Still, Hyean opens a real cultural fault line. Information and spiritual presence are not the same thing. A machine can explain temple etiquette. It can answer basic questions. It can guide a visitor who feels lost. But can it offer comfort that feels genuinely human? Can it mediate grief, doubt, or moral struggle in a meaningful way? Korean Buddhist commentary has already started to draw this boundary, arguing that while AI can provide information and connection, the inner work of prayer, practice, and compassion remains irreducibly human.
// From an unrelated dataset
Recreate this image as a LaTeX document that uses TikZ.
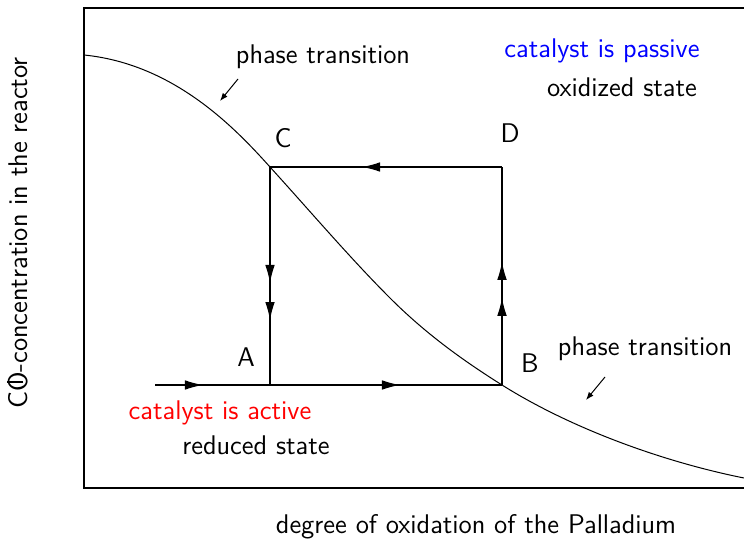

That tension is exactly what makes Ven. Hyean culturally significant. The robot monk sits at the intersection of three modern Korean instincts: comfort with digital mediation, concern about loneliness and emotional strain, and a willingness to modernize tradition without fully discarding it. The result is not a clean replacement of religion by technology. It is a distinctly Korean compromise: preserve the symbolic and human core of spiritual life, while using technology to widen access to it.

For observers of Korean culture, that may be the most revealing part of the story. Korea is often discussed through exported symbols such as K-pop, K-dramas, beauty, food, and design. But one of the country’s most important cultural habits is its ability to domesticate the future quickly. Technologies that seem experimental elsewhere often become socially ordinary in Korea with startling speed. Ven. Hyean suggests that this instinct now extends into the spiritual sphere as well.

Whether robot monks become common is almost beside the point. The symbolic threshold has already been crossed. A major Seoul temple has tested AI not simply as a spectacle, but as a service interface. That makes Ven. Hyean more than a curiosity. It makes the project a small but telling portrait of South Korea in 2026: a place where AI is no longer only about efficiency, but about presence.